If you are an e-commerce shop with an online purchasing portal, make sure you have currency conversion systems in place to facilitate seamless transactions from anywhere in the world. These often come in the form of exchange rate APIs, and are fairly simple to integrate into your existing portal.
If page loading speeds are an issue, consider making the switch to a Content Delivery Network, or CDN. In short, this is a collection of global web servers. When an international customer clicks on your site, he or she will access it from the closest local server, rather than relying on it to transmit from yours.
5. Leverage social media strategically
Here is where that universal tweet comes into play, and why it’s not a wise idea. Not only could your message be offensive or lost in translation, it could be downright indiscernible and rendered essentially useless. Thus, there are a few guidelines to follow when branching out into international social media territory.
First, if you intend to tweet in a different language, open a separate account for it. That way, you’re not intermingling the two languages and confusing all of your audiences. Yet, not every social media platform works that way. For instance, if YouTube is your preferred platform, you don’t necessarily have to re-do every single video in a foreign language to make it accessible. Simply adding subtitles below the content is likely enough.
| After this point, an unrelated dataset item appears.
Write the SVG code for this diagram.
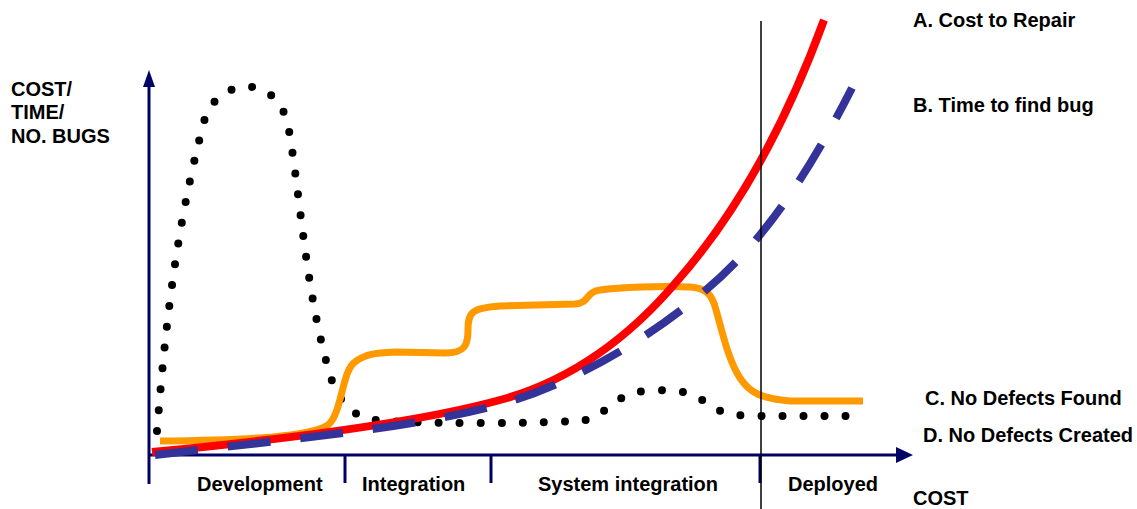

Reaching Out and Standing Out: The Cornerstones of International Marketing
Ultimately, globalizing your digital marketing campaign doesn’t have to mean making a major overhaul of your existing content. Rather, it simply means reevaluating what it says, how it’s delivered, and what the reaction could be before you blindly press 'post.' At the end of the day, the overarching goal is user accessibility, and as long as the customer remains top of mind, these five tips can help launch a successful campaign that boosts brand recognition, grows your community, and expands your international reach.